REQUIREMENT =
Do not copy the pictures; transcribe all other material exactly.

** begin RECORDS SUPPLIED **

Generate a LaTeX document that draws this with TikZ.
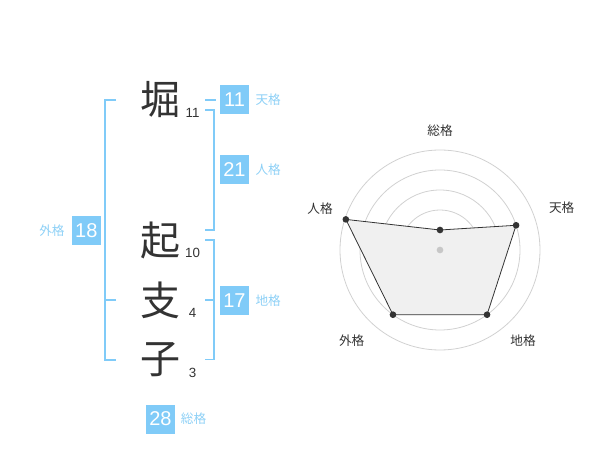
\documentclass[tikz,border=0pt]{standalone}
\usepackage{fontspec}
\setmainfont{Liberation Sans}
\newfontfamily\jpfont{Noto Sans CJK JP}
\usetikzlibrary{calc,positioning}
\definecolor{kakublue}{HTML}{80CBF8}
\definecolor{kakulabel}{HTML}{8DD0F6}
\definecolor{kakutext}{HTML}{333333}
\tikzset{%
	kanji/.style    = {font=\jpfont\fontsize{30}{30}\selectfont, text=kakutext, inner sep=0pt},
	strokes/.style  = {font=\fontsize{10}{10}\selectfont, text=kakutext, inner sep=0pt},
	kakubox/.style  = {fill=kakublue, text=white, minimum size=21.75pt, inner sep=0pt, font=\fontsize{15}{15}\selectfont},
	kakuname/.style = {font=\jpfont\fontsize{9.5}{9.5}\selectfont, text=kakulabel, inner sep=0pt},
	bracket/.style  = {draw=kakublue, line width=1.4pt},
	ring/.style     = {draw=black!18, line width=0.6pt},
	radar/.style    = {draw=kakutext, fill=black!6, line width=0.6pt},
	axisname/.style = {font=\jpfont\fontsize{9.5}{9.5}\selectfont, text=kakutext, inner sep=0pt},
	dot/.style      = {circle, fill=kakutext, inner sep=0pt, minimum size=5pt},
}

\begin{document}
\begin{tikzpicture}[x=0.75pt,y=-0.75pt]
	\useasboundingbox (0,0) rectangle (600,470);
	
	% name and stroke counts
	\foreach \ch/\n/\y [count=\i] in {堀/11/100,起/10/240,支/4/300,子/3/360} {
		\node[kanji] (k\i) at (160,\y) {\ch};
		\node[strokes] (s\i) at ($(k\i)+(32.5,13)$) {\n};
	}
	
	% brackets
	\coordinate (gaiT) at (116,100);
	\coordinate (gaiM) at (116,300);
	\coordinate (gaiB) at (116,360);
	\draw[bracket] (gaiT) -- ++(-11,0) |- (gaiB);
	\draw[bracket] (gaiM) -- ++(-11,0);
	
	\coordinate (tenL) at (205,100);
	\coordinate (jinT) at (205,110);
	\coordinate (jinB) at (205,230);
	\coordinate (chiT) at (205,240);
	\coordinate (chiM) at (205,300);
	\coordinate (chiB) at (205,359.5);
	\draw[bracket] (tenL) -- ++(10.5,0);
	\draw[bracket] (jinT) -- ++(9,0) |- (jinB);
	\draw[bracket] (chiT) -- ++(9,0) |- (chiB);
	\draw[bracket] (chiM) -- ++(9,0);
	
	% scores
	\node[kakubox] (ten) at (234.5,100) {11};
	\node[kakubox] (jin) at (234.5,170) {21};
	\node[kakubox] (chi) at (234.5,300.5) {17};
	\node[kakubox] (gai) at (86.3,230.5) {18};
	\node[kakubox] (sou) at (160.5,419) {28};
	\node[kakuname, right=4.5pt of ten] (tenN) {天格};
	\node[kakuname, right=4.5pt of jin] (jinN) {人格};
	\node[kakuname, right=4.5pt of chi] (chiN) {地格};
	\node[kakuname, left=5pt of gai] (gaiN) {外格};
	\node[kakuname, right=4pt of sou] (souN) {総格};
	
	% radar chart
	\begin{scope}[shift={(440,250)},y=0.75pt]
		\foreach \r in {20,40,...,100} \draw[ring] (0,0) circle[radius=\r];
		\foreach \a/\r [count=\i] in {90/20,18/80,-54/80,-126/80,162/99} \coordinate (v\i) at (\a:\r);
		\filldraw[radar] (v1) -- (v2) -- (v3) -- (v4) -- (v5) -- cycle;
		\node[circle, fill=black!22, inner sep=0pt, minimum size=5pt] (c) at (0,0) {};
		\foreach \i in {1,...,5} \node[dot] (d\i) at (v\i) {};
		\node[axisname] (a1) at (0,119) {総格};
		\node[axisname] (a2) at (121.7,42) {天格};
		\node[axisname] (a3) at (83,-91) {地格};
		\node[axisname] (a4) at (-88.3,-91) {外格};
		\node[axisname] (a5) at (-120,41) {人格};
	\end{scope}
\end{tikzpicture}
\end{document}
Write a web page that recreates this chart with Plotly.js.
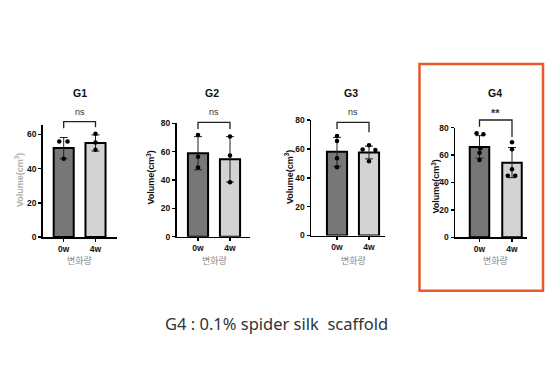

** end RECORDS SUPPLIED **

CORRECT RESPONSE =
Generate a LaTeX document that draws this with TikZ.
\documentclass[tikz,border=0pt]{standalone}
\usepackage{fontspec}
\setmainfont{Liberation Sans}
\newfontfamily\jpfont{Noto Sans CJK JP}
\usetikzlibrary{calc,positioning}
\definecolor{kakublue}{HTML}{80CBF8}
\definecolor{kakulabel}{HTML}{8DD0F6}
\definecolor{kakutext}{HTML}{333333}
\tikzset{%
	kanji/.style    = {font=\jpfont\fontsize{30}{30}\selectfont, text=kakutext, inner sep=0pt},
	strokes/.style  = {font=\fontsize{10}{10}\selectfont, text=kakutext, inner sep=0pt},
	kakubox/.style  = {fill=kakublue, text=white, minimum size=21.75pt, inner sep=0pt, font=\fontsize{15}{15}\selectfont},
	kakuname/.style = {font=\jpfont\fontsize{9.5}{9.5}\selectfont, text=kakulabel, inner sep=0pt},
	bracket/.style  = {draw=kakublue, line width=1.4pt},
	ring/.style     = {draw=black!18, line width=0.6pt},
	radar/.style    = {draw=kakutext, fill=black!6, line width=0.6pt},
	axisname/.style = {font=\jpfont\fontsize{9.5}{9.5}\selectfont, text=kakutext, inner sep=0pt},
	dot/.style      = {circle, fill=kakutext, inner sep=0pt, minimum size=5pt},
}

\begin{document}
\begin{tikzpicture}[x=0.75pt,y=-0.75pt]
	\useasboundingbox (0,0) rectangle (600,470);
	
	% name and stroke counts
	\foreach \ch/\n/\y [count=\i] in {堀/11/100,起/10/240,支/4/300,子/3/360} {
		\node[kanji] (k\i) at (160,\y) {\ch};
		\node[strokes] (s\i) at ($(k\i)+(32.5,13)$) {\n};
	}
	
	% brackets
	\coordinate (gaiT) at (116,100);
	\coordinate (gaiM) at (116,300);
	\coordinate (gaiB) at (116,360);
	\draw[bracket] (gaiT) -- ++(-11,0) |- (gaiB);
	\draw[bracket] (gaiM) -- ++(-11,0);
	
	\coordinate (tenL) at (205,100);
	\coordinate (jinT) at (205,110);
	\coordinate (jinB) at (205,230);
	\coordinate (chiT) at (205,240);
	\coordinate (chiM) at (205,300);
	\coordinate (chiB) at (205,359.5);
	\draw[bracket] (tenL) -- ++(10.5,0);
	\draw[bracket] (jinT) -- ++(9,0) |- (jinB);
	\draw[bracket] (chiT) -- ++(9,0) |- (chiB);
	\draw[bracket] (chiM) -- ++(9,0);
	
	% scores
	\node[kakubox] (ten) at (234.5,100) {11};
	\node[kakubox] (jin) at (234.5,170) {21};
	\node[kakubox] (chi) at (234.5,300.5) {17};
	\node[kakubox] (gai) at (86.3,230.5) {18};
	\node[kakubox] (sou) at (160.5,419) {28};
	\node[kakuname, right=4.5pt of ten] (tenN) {天格};
	\node[kakuname, right=4.5pt of jin] (jinN) {人格};
	\node[kakuname, right=4.5pt of chi] (chiN) {地格};
	\node[kakuname, left=5pt of gai] (gaiN) {外格};
	\node[kakuname, right=4pt of sou] (souN) {総格};
	
	% radar chart
	\begin{scope}[shift={(440,250)},y=0.75pt]
		\foreach \r in {20,40,...,100} \draw[ring] (0,0) circle[radius=\r];
		\foreach \a/\r [count=\i] in {90/20,18/80,-54/80,-126/80,162/99} \coordinate (v\i) at (\a:\r);
		\filldraw[radar] (v1) -- (v2) -- (v3) -- (v4) -- (v5) -- cycle;
		\node[circle, fill=black!22, inner sep=0pt, minimum size=5pt] (c) at (0,0) {};
		\foreach \i in {1,...,5} \node[dot] (d\i) at (v\i) {};
		\node[axisname] (a1) at (0,119) {総格};
		\node[axisname] (a2) at (121.7,42) {天格};
		\node[axisname] (a3) at (83,-91) {地格};
		\node[axisname] (a4) at (-88.3,-91) {外格};
		\node[axisname] (a5) at (-120,41) {人格};
	\end{scope}
\end{tikzpicture}
\end{document}
Write a web page that recreates this chart with Plotly.js.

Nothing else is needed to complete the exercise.